_YOUR GOAL_:
Set down the data below without change, skipping the pictures it holds.

** start **

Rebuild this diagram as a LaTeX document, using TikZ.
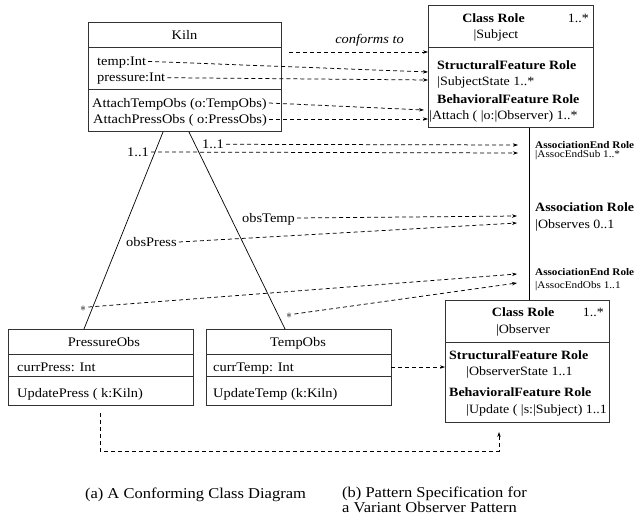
\documentclass[tikz,border=0pt]{standalone}
\usepackage{fontspec}
\setmainfont{Liberation Serif}[FakeStretch=1.1]
\usepackage{tikz}
\usetikzlibrary{arrows.meta,calc}
\colorlet{linegray}{black!80}
\newcommand{\clsfont}{\fontsize{13.1}{15}\selectfont}
\newcommand{\rolefont}{\fontsize{12.7}{15}\selectfont}
\newcommand{\assocendfont}{\fontsize{10.15}{12}\selectfont}
\newcommand{\rolenamefont}{\fontsize{10.2}{12}\selectfont}
\newcommand{\capfont}{\fontsize{15}{17}\selectfont}

\begin{document}
\begin{tikzpicture}[x=1pt,y=-1pt,
  box/.style={draw=linegray,line width=1pt,inner sep=0pt,outer sep=0pt,anchor=north west},
  sep/.style={draw=linegray,line width=1pt},
  txt/.style={inner xsep=2pt,inner ysep=0pt,text height=10pt,text depth=1.4pt,anchor=base west,font=\clsfont},
  role/.style={txt,font=\rolefont},
  dep/.style={dash pattern=on 4pt off 3pt,line width=0.75pt,-{Stealth[length=5pt,width=3.4pt]}},
  assoc/.style={line width=0.7pt}]
\useasboundingbox (0,0) rectangle (636,518);

% boxes
\node[box,minimum width=193pt,minimum height=109pt] (kiln) at (88,23) {};
\node[box,minimum width=165pt,minimum height=122pt] (subject) at (428,6) {};
\node[box,minimum width=164pt,minimum height=122pt] (observer) at (445,300) {};
\node[box,minimum width=185pt,minimum height=76pt] (pressobs) at (8,329) {};
\node[box,minimum width=185pt,minimum height=76pt] (tempobs) at (206,329) {};
\draw[sep] ([yshift=-25pt]kiln.north west) -- ([yshift=-25pt]kiln.north east);
\draw[sep] ([yshift=-67pt]kiln.north west) -- ([yshift=-67pt]kiln.north east);
\draw[sep] ([yshift=-42pt]subject.north west) -- ([yshift=-42pt]subject.north east);
\draw[sep] ([yshift=-42pt]observer.north west) -- ([yshift=-42pt]observer.north east);
\foreach \b in {pressobs,tempobs}{
  \draw[sep] ([yshift=-25pt]\b.north west) -- ([yshift=-25pt]\b.north east);
  \draw[sep] ([yshift=-47pt]\b.north west) -- ([yshift=-47pt]\b.north east);
}

% class diagram texts
\node[txt,anchor=base] (kilnname) at (184.5,40) {Kiln};
\node[txt] (tempattr) at (95,65.7) {temp:Int};
\node[txt] (pressattr) at (95,82) {pressure:Int};
\node[txt] (attachtemp) at (90,107.3) {AttachTempObs (o:TempObs)};
\node[txt] (attachpress) at (91,123.3) {AttachPressObs ( o:PressObs)};
\node[txt,anchor=base] (pressname) at (104,346) {PressureObs};
\node[txt] (currpress) at (15,371.7) {currPress: Int};
\node[txt] (updpress) at (15,397.3) {UpdatePress ( k:Kiln)};
\node[txt,anchor=base] (tempname) at (298,346) {TempObs};
\node[txt] (currtemp) at (211,371.7) {currTemp: Int};
\node[txt] (updtemp) at (211,397.3) {UpdateTemp (k:Kiln)};
\node[txt] (multA) at (125,156.3) {1..1};
\node[txt] (multB) at (200,148.6) {1..1};
\node[txt] (obstemp) at (240,222.3) {obsTemp};
\node[txt] (obspress) at (124,246.3) {obsPress};
\node[txt] (starA) at (78,311.3) {$\ast$};
\node[txt] (starB) at (284,318.3) {$\ast$};

% pattern specification texts
\node[role,anchor=base] (subjrole) at (493.5,22.7) {\textbf{Class Role}};
\node[role,anchor=base east] (subjmult) at (591,22.7) {1..*};
\node[role,anchor=base] (subjname) at (496,38.3) {|Subject};
\node[role] (sfrole) at (435,69.3) {\textbf{StructuralFeature Role}};
\node[role] (sfname) at (435,85.7) {|SubjectState 1..*};
\node[role] (bfrole) at (435,103.3) {\textbf{BehavioralFeature Role}};
\node[role] (bfname) at (427,120) {|Attach ( |o:|Observer) 1..*};
\node[role,font=\assocendfont] (endsub) at (533,148.3) {\textbf{AssociationEnd Role}};
\node[role,font=\rolenamefont] (endsubname) at (533,157.5) {|AssocEndSub 1..*};
\node[role] (assocrole) at (533,211.7) {\textbf{Association Role}};
\node[role] (assocname) at (533,228.3) {|Observes 0..1};
\node[role,font=\assocendfont] (endobs) at (533,275) {\textbf{AssociationEnd Role}};
\node[role,font=\rolenamefont] (endobsname) at (533,288.5) {|AssocEndObs 1..1};
\node[role,anchor=base] (obsrole) at (523.2,316.7) {\textbf{Class Role}};
\node[role,anchor=base east] (obsmult) at (606,316.7) {1..*};
\node[role,anchor=base] (obsname) at (523,333.3) {|Observer};
\node[role] (osfrole) at (447,359) {\textbf{StructuralFeature Role}};
\node[role] (osfname) at (464,375.7) {|ObserverState 1..1};
\node[role] (obfrole) at (447,396) {\textbf{BehavioralFeature Role}};
\node[role] (obfname) at (464,413.3) {|Update ( |s:|Subject) 1..1};

% associations
\draw[assoc] ([xshift=-21.5pt]kiln.south) -- ([xshift=-16.5pt]pressobs.north);
\draw[assoc] ([xshift=4.5pt]kiln.south) -- ([xshift=-13.5pt]tempobs.north);
\draw[assoc] ([xshift=18.5pt]subject.south) -- ([xshift=2pt]observer.north);

% conformance mapping
\coordinate (confstart) at (289,52);
\coordinate (toclass) at (428,52);
\coordinate (tostateA) at (428,72);
\coordinate (tostateB) at (428,80);
\coordinate (toattachA) at (424,110);
\coordinate (toattachB) at (428,119);
\coordinate (toendsubA) at (518,145);
\coordinate (toendsubB) at (518,153);
\coordinate (toassocA) at (517,216);
\coordinate (toassocB) at (517,223);
\coordinate (toendobsA) at (517,274);
\coordinate (toendobsB) at (517,283);
\coordinate (pressstart) at (100,413);
\coordinate (toupdate) at (499,432);
\node[txt,anchor=base,font=\clsfont\itshape] (conforms) at (369.5,43.3) {conforms to};
\draw[dep] (confstart) -- (toclass);
\draw[dep] (tempattr.east) -- (tostateA);
\draw[dep] (pressattr.east) -- (tostateB);
\draw[dep] (attachtemp.east) -- (toattachA);
\draw[dep] (attachpress.east) -- (toattachB);
\draw[dep] (multB.east) -- (toendsubA);
\draw[dep] (multA.east) -- (toendsubB);
\draw[dep] (obstemp.east) -- (toassocA);
\draw[dep] (obspress.east) -- (toassocB);
\draw[dep] (starA.east) -- (toendobsA);
\draw[dep] (starB.east) -- (toendobsB);
\draw[dep] (tempobs.east) -- (tempobs.east -| observer.west);
\draw[dep] (pressstart) -- ++(0,38) -| (toupdate);

% captions
\node[txt,anchor=base,font=\capfont] (capa) at (195.5,498) {(a) A Conforming Class Diagram};
\node[txt,font=\capfont] (capb) at (340,497) {(b) Pattern Specification for};
\node[txt,font=\capfont] (capc) at (340,512) {a Variant Observer Pattern};
\end{tikzpicture}
\end{document}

** end **

_ANSWER TO THE EXERCISE_:
Rebuild this diagram as a LaTeX document, using TikZ.
\documentclass[tikz,border=0pt]{standalone}
\usepackage{fontspec}
\setmainfont{Liberation Serif}[FakeStretch=1.1]
\usepackage{tikz}
\usetikzlibrary{arrows.meta,calc}
\colorlet{linegray}{black!80}
\newcommand{\clsfont}{\fontsize{13.1}{15}\selectfont}
\newcommand{\rolefont}{\fontsize{12.7}{15}\selectfont}
\newcommand{\assocendfont}{\fontsize{10.15}{12}\selectfont}
\newcommand{\rolenamefont}{\fontsize{10.2}{12}\selectfont}
\newcommand{\capfont}{\fontsize{15}{17}\selectfont}

\begin{document}
\begin{tikzpicture}[x=1pt,y=-1pt,
  box/.style={draw=linegray,line width=1pt,inner sep=0pt,outer sep=0pt,anchor=north west},
  sep/.style={draw=linegray,line width=1pt},
  txt/.style={inner xsep=2pt,inner ysep=0pt,text height=10pt,text depth=1.4pt,anchor=base west,font=\clsfont},
  role/.style={txt,font=\rolefont},
  dep/.style={dash pattern=on 4pt off 3pt,line width=0.75pt,-{Stealth[length=5pt,width=3.4pt]}},
  assoc/.style={line width=0.7pt}]
\useasboundingbox (0,0) rectangle (636,518);

% boxes
\node[box,minimum width=193pt,minimum height=109pt] (kiln) at (88,23) {};
\node[box,minimum width=165pt,minimum height=122pt] (subject) at (428,6) {};
\node[box,minimum width=164pt,minimum height=122pt] (observer) at (445,300) {};
\node[box,minimum width=185pt,minimum height=76pt] (pressobs) at (8,329) {};
\node[box,minimum width=185pt,minimum height=76pt] (tempobs) at (206,329) {};
\draw[sep] ([yshift=-25pt]kiln.north west) -- ([yshift=-25pt]kiln.north east);
\draw[sep] ([yshift=-67pt]kiln.north west) -- ([yshift=-67pt]kiln.north east);
\draw[sep] ([yshift=-42pt]subject.north west) -- ([yshift=-42pt]subject.north east);
\draw[sep] ([yshift=-42pt]observer.north west) -- ([yshift=-42pt]observer.north east);
\foreach \b in {pressobs,tempobs}{
  \draw[sep] ([yshift=-25pt]\b.north west) -- ([yshift=-25pt]\b.north east);
  \draw[sep] ([yshift=-47pt]\b.north west) -- ([yshift=-47pt]\b.north east);
}

% class diagram texts
\node[txt,anchor=base] (kilnname) at (184.5,40) {Kiln};
\node[txt] (tempattr) at (95,65.7) {temp:Int};
\node[txt] (pressattr) at (95,82) {pressure:Int};
\node[txt] (attachtemp) at (90,107.3) {AttachTempObs (o:TempObs)};
\node[txt] (attachpress) at (91,123.3) {AttachPressObs ( o:PressObs)};
\node[txt,anchor=base] (pressname) at (104,346) {PressureObs};
\node[txt] (currpress) at (15,371.7) {currPress: Int};
\node[txt] (updpress) at (15,397.3) {UpdatePress ( k:Kiln)};
\node[txt,anchor=base] (tempname) at (298,346) {TempObs};
\node[txt] (currtemp) at (211,371.7) {currTemp: Int};
\node[txt] (updtemp) at (211,397.3) {UpdateTemp (k:Kiln)};
\node[txt] (multA) at (125,156.3) {1..1};
\node[txt] (multB) at (200,148.6) {1..1};
\node[txt] (obstemp) at (240,222.3) {obsTemp};
\node[txt] (obspress) at (124,246.3) {obsPress};
\node[txt] (starA) at (78,311.3) {$\ast$};
\node[txt] (starB) at (284,318.3) {$\ast$};

% pattern specification texts
\node[role,anchor=base] (subjrole) at (493.5,22.7) {\textbf{Class Role}};
\node[role,anchor=base east] (subjmult) at (591,22.7) {1..*};
\node[role,anchor=base] (subjname) at (496,38.3) {|Subject};
\node[role] (sfrole) at (435,69.3) {\textbf{StructuralFeature Role}};
\node[role] (sfname) at (435,85.7) {|SubjectState 1..*};
\node[role] (bfrole) at (435,103.3) {\textbf{BehavioralFeature Role}};
\node[role] (bfname) at (427,120) {|Attach ( |o:|Observer) 1..*};
\node[role,font=\assocendfont] (endsub) at (533,148.3) {\textbf{AssociationEnd Role}};
\node[role,font=\rolenamefont] (endsubname) at (533,157.5) {|AssocEndSub 1..*};
\node[role] (assocrole) at (533,211.7) {\textbf{Association Role}};
\node[role] (assocname) at (533,228.3) {|Observes 0..1};
\node[role,font=\assocendfont] (endobs) at (533,275) {\textbf{AssociationEnd Role}};
\node[role,font=\rolenamefont] (endobsname) at (533,288.5) {|AssocEndObs 1..1};
\node[role,anchor=base] (obsrole) at (523.2,316.7) {\textbf{Class Role}};
\node[role,anchor=base east] (obsmult) at (606,316.7) {1..*};
\node[role,anchor=base] (obsname) at (523,333.3) {|Observer};
\node[role] (osfrole) at (447,359) {\textbf{StructuralFeature Role}};
\node[role] (osfname) at (464,375.7) {|ObserverState 1..1};
\node[role] (obfrole) at (447,396) {\textbf{BehavioralFeature Role}};
\node[role] (obfname) at (464,413.3) {|Update ( |s:|Subject) 1..1};

% associations
\draw[assoc] ([xshift=-21.5pt]kiln.south) -- ([xshift=-16.5pt]pressobs.north);
\draw[assoc] ([xshift=4.5pt]kiln.south) -- ([xshift=-13.5pt]tempobs.north);
\draw[assoc] ([xshift=18.5pt]subject.south) -- ([xshift=2pt]observer.north);

% conformance mapping
\coordinate (confstart) at (289,52);
\coordinate (toclass) at (428,52);
\coordinate (tostateA) at (428,72);
\coordinate (tostateB) at (428,80);
\coordinate (toattachA) at (424,110);
\coordinate (toattachB) at (428,119);
\coordinate (toendsubA) at (518,145);
\coordinate (toendsubB) at (518,153);
\coordinate (toassocA) at (517,216);
\coordinate (toassocB) at (517,223);
\coordinate (toendobsA) at (517,274);
\coordinate (toendobsB) at (517,283);
\coordinate (pressstart) at (100,413);
\coordinate (toupdate) at (499,432);
\node[txt,anchor=base,font=\clsfont\itshape] (conforms) at (369.5,43.3) {conforms to};
\draw[dep] (confstart) -- (toclass);
\draw[dep] (tempattr.east) -- (tostateA);
\draw[dep] (pressattr.east) -- (tostateB);
\draw[dep] (attachtemp.east) -- (toattachA);
\draw[dep] (attachpress.east) -- (toattachB);
\draw[dep] (multB.east) -- (toendsubA);
\draw[dep] (multA.east) -- (toendsubB);
\draw[dep] (obstemp.east) -- (toassocA);
\draw[dep] (obspress.east) -- (toassocB);
\draw[dep] (starA.east) -- (toendobsA);
\draw[dep] (starB.east) -- (toendobsB);
\draw[dep] (tempobs.east) -- (tempobs.east -| observer.west);
\draw[dep] (pressstart) -- ++(0,38) -| (toupdate);

% captions
\node[txt,anchor=base,font=\capfont] (capa) at (195.5,498) {(a) A Conforming Class Diagram};
\node[txt,font=\capfont] (capb) at (340,497) {(b) Pattern Specification for};
\node[txt,font=\capfont] (capc) at (340,512) {a Variant Observer Pattern};
\end{tikzpicture}
\end{document}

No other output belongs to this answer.